Stuart, King ve Argüden’in sohbetinden, iş dünyasının insani değerlerin yaygınlaştırılması adına not alması gereken satırlar şöyle:

Şirketler küresel dönüşümün öncüsü olabilir

- “Sorumluluk sahibi bir lider, kar etmek ve yenilikçi olmanın yanı sıra, kararlarının sosyal etkilerini de dikkate alır.”

- “Sorumlu lider performans odaklı olurken, sorumluluk sahibi, hesap verebilir, adil ve şeffaf olandır.”

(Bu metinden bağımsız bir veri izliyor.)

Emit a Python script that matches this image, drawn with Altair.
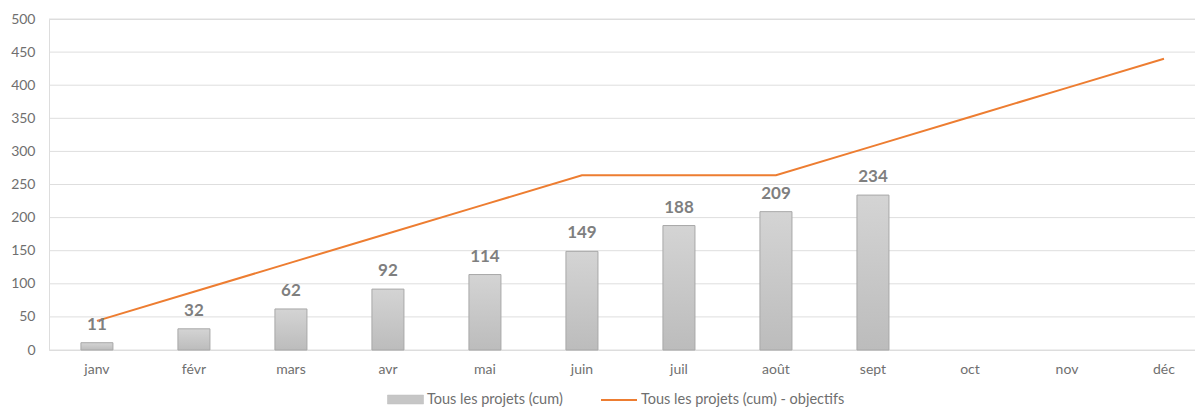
import altair as alt
import pandas as pd

months = ["janv", "févr", "mars", "avr", "mai", "juin", "juil", "août", "sept", "oct", "nov", "déc"]
actual = [11, 32, 62, 92, 114, 149, 188, 209, 234, None, None, None]
objectif = [44, 88, 132, 176, 220, 264, 264, 264, 308, 352, 396, 440]
y_ticks = [0, 50, 100, 150, 200, 250, 300, 350, 400, 450, 500]

S1 = "Tous les projets (cum)"
S2 = "Tous les projets (cum) - objectifs"

df = pd.DataFrame({
    "month": months,
    "actual": actual,
    "objectif": objectif,
    "s1": [S1] * len(months),
    "s2": [S2] * len(months),
})
ticks_df = pd.DataFrame({"tick": y_ticks})

FONT = "Lato"
LABEL_COLOR = "#6f6f6f"

x = alt.X(
    "month:N",
    sort=months,
    title=None,
    scale=alt.Scale(paddingInner=0.67, paddingOuter=0.242, align=0.68),
    axis=alt.Axis(labelAngle=0, domain=False, ticks=False, tickSize=0, labelPadding=12,
                  labelFontSize=14, labelColor=LABEL_COLOR, labelFont=FONT, grid=False),
)

yscale = alt.Scale(domain=[0, 500], nice=False, zero=True)
yaxis = alt.Axis(values=y_ticks, tickCount=11, labelOverlap=False, domain=False, ticks=False,
                 tickSize=0, labelPadding=14, labelFontSize=14, labelColor=LABEL_COLOR,
                 labelFont=FONT, grid=False)

# gridlines drawn from the tick list through the y scale
grid = alt.Chart(ticks_df).mark_rule(color="#dedede", strokeWidth=1).encode(
    y=alt.Y("tick:Q", scale=yscale, title=None, axis=yaxis),
)

base = alt.Chart(df)

bar_legend = base.mark_bar(opacity=0).encode(
    x=x,
    y=alt.Y("actual:Q", scale=yscale, title=None, axis=yaxis),
    fill=alt.Fill("s1:N", title=None,
                  scale=alt.Scale(domain=[S1], range=["#c6c6c6"]),
                  legend=alt.Legend(orient="none", legendX=338, legendY=362, padding=0,
                                    symbolType="M-1,-0.25H1V0.25H-1Z", symbolSize=1296,
                                    symbolOpacity=1, symbolStrokeColor="#bdbdbd", symbolStrokeWidth=0.5,
                                    labelOffset=3, labelFontSize=14.5, labelColor=LABEL_COLOR,
                                    labelFont=FONT, labelLimit=400)),
)

grad = alt.Gradient(
    gradient="linear",
    stops=[alt.GradientStop(color="#d4d4d4", offset=0), alt.GradientStop(color="#bcbcbc", offset=1)],
    x1=0, x2=0, y1=0, y2=1,
)

bars = base.mark_bar(color=grad, stroke="#a8a8a8", strokeWidth=1).encode(
    x=x,
    y=alt.Y("actual:Q", scale=yscale, title=None, axis=yaxis),
)

labels = base.transform_filter("isValid(datum.actual)").mark_text(
    baseline="alphabetic", dy=-13, fontSize=17, fontWeight="bold", color="#7f7f7f", font=FONT
).encode(
    x=x,
    y=alt.Y("actual:Q", scale=yscale, title=None, axis=yaxis),
    text=alt.Text("actual:Q"),
)

line = base.mark_line(strokeWidth=2).encode(
    x=x,
    y=alt.Y("objectif:Q", scale=yscale, title=None, axis=yaxis),
    stroke=alt.Stroke("s2:N", title=None,
                      scale=alt.Scale(domain=[S2], range=["#ed7d31"]),
                      legend=alt.Legend(orient="none", legendX=551, legendY=362, padding=0,
                                        symbolType="stroke", symbolSize=1296, symbolStrokeWidth=2,
                                        labelOffset=3, labelFontSize=14.5, labelColor=LABEL_COLOR,
                                        labelFont=FONT, labelLimit=400)),
)

chart = alt.layer(grid, bar_legend, bars, line, labels).resolve_legend(
    fill="independent", stroke="independent"
).properties(
    width=1146,
    height=331,
    autosize=alt.AutoSizeParams(type="none"),
    padding={"left": 41, "top": 11, "right": 0, "bottom": 58},
).configure_view(stroke=None).configure(font=FONT)

chart.save("out.html", embed_options={"renderer": "svg", "actions": False})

- “Yolsuzluk bir çok kötülüğün temelidir.”

- “Şirketler, paydaşların görüşlerine ve fikirlerine açık olmalıdır.”

- “Şeffaflık yolsuzluğun ilacıdır.”

- “İyi yönetişim şeffaflık hesap verebilirlik ve iyi bir raporlama ile gerçekleştirilir.”

- “Piyasanın gücü tartışılmaz. Ancak piyasaların düzgün işleyebilmesi için düzenlemelere ihtiyaç vardır.”

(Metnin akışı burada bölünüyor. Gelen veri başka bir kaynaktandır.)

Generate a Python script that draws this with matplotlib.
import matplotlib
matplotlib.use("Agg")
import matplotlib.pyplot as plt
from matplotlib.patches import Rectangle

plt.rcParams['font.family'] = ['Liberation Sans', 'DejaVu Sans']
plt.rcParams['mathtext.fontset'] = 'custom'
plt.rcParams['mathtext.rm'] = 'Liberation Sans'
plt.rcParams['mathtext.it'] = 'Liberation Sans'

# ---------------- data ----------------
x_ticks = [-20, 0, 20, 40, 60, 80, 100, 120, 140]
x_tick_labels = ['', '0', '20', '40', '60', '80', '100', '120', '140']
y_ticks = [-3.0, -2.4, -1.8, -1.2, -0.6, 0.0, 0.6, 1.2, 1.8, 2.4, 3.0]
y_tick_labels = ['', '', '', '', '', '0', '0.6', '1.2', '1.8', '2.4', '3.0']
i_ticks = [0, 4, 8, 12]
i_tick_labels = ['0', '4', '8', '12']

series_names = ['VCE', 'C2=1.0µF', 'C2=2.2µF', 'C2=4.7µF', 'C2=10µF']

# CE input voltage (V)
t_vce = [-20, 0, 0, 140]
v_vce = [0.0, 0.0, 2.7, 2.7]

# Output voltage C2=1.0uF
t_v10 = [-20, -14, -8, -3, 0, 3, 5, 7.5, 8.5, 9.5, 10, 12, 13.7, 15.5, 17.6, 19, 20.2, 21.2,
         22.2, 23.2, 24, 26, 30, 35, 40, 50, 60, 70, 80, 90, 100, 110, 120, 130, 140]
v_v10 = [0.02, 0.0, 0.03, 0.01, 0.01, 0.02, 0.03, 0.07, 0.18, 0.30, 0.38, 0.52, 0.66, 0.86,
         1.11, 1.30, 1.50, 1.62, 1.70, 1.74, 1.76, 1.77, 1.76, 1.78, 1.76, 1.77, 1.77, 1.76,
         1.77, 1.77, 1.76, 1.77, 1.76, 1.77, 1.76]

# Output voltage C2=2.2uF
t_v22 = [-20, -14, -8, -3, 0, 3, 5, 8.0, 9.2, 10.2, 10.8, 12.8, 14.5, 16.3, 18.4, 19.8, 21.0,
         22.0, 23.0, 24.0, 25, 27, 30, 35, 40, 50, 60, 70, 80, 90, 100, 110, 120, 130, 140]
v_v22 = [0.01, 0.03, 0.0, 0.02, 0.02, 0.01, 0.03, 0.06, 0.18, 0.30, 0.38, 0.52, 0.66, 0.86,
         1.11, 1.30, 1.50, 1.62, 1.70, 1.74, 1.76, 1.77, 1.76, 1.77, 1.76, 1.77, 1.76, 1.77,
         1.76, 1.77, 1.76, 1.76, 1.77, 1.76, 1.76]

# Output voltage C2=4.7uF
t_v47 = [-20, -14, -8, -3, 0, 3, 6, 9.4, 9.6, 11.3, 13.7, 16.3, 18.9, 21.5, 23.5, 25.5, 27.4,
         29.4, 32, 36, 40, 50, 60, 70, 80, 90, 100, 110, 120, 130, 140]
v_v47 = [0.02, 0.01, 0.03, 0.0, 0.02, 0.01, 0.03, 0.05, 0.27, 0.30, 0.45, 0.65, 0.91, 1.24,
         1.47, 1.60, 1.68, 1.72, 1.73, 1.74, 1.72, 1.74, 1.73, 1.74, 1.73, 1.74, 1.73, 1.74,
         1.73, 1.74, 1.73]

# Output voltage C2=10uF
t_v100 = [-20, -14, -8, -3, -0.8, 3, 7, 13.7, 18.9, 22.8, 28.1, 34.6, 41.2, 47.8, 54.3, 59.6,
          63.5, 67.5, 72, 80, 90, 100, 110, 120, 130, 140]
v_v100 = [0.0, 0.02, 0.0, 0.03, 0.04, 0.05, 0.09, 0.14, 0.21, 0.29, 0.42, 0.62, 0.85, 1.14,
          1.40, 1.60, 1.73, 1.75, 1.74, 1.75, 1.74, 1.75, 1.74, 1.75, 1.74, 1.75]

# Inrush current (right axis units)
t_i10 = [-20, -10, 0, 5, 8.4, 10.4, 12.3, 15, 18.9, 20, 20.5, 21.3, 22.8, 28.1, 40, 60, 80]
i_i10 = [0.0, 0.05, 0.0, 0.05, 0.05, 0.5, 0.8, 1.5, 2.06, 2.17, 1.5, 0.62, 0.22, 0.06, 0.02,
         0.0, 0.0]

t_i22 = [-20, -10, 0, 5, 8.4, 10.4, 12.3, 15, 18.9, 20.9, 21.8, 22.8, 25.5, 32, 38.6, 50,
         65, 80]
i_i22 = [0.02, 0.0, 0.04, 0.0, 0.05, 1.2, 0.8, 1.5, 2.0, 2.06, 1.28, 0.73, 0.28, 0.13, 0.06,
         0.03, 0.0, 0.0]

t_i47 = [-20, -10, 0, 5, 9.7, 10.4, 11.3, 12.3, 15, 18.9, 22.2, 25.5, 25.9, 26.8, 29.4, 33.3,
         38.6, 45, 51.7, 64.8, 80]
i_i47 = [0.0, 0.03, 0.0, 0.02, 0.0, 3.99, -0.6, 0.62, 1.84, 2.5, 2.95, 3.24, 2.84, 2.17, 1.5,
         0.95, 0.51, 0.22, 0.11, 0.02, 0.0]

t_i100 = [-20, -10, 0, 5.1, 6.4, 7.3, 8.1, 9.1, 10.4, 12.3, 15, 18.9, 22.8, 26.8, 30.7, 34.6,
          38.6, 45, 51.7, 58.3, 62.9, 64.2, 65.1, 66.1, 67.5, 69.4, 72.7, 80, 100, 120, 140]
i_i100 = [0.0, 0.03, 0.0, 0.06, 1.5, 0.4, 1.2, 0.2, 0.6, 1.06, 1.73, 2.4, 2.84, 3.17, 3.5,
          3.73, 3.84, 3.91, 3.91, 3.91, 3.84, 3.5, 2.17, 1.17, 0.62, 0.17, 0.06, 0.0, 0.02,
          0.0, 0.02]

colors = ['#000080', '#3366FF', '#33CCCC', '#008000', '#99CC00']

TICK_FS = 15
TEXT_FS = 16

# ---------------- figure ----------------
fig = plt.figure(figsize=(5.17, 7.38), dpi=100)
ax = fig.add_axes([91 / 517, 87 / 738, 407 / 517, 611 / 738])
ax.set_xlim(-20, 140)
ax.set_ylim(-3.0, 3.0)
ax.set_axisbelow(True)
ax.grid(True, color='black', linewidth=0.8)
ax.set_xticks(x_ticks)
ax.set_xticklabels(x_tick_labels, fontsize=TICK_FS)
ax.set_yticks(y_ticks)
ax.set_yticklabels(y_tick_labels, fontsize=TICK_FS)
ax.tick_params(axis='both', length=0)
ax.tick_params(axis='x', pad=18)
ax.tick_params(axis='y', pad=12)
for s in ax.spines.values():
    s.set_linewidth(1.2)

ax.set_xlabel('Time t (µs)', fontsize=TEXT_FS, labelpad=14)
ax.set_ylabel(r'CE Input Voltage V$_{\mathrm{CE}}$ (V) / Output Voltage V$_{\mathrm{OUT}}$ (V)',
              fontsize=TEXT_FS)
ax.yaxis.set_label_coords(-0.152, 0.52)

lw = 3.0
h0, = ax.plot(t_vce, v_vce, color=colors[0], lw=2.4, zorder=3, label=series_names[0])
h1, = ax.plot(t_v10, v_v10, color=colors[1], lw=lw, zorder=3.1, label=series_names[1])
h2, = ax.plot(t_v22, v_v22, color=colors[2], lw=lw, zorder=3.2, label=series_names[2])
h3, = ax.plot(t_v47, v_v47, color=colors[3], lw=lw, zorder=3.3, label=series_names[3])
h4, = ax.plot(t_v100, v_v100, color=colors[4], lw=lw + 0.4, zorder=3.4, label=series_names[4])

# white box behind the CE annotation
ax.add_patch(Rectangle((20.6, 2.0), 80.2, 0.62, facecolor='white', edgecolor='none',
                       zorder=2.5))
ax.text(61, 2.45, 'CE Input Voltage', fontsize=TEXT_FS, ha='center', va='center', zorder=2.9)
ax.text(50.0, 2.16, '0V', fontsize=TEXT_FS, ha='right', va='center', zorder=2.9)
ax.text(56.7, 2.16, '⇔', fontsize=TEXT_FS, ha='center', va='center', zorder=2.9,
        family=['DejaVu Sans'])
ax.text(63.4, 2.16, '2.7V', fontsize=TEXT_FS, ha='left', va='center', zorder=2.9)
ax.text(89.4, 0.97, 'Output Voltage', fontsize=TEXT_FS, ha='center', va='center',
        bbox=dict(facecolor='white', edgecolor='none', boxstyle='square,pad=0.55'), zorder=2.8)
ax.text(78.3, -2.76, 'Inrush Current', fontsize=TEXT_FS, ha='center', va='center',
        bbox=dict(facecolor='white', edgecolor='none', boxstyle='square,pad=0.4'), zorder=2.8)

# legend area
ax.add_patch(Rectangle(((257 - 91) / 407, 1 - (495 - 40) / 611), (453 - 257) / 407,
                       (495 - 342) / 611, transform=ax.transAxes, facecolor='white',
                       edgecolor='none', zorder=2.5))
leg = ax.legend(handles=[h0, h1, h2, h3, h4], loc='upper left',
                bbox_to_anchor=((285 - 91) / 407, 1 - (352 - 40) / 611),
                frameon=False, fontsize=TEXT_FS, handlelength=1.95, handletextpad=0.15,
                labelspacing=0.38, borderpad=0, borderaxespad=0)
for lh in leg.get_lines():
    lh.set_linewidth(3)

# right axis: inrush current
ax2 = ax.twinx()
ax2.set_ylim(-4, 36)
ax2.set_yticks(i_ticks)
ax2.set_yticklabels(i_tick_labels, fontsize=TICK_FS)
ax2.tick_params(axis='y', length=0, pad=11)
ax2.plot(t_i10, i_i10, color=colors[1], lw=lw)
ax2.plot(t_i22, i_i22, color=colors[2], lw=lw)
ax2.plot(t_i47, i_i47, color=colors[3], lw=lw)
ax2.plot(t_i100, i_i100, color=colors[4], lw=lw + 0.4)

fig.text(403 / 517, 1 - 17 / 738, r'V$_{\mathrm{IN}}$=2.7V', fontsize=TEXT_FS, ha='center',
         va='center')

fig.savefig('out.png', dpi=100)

- “İyi yönetişim yasalardan ayrı bir olgu değildir, çünkü mahkemeler karar verirken doğru uygulamaları da göz önünde tutarak karar verir.”

- “Sorumluluk sahibi şirketler iş imkanları yaratır, yerel şirketlerin gelişmesini ve tedarik zincirine katılmasını sağlar, ve en önemlisi yerel kapasitenin gelişmesine katkı sağlar. Birlikte toplumsal değişimi tetikleyebilirler.

- “Bir şirket paydaşlarının meşru ve mantıklı taleplerini, beklentilerini bilmeli ve bu beklentilere uygun davranmalıdır. Şirketler küresel dönüşümün öncüsü olma potansiyeline sahipler.”

“Turkey” değil, TÜRKİYE

Yılmaz Argüden’in de ifade ettiği gibi, ARGE, 25 yıl boyunca, güvenin iyi yönetişimin temel taşı olduğunu vurguladı. Bu 25 yıllık çalışmanın özeti olarak ise Argüden’in özellikle dikkat çektiği üç temel unsur var:

1) Kurumlara duyulan güvenin artması için iyi yönetişim şart. Güven ortamı yoksa gelişme de yavaşlar.

2) Sorumluluk sahibi liderlerin çevrelerini de düşünmeleri gerekli. Ancak bu sayede o çevrede yaşayabilirler.

3) Türkiye’nin İngilizce anlamı olan “Turkey”, Türkiye’ye yakışmıyor. Türkiye, İngilizcede de Türkiye olmalı.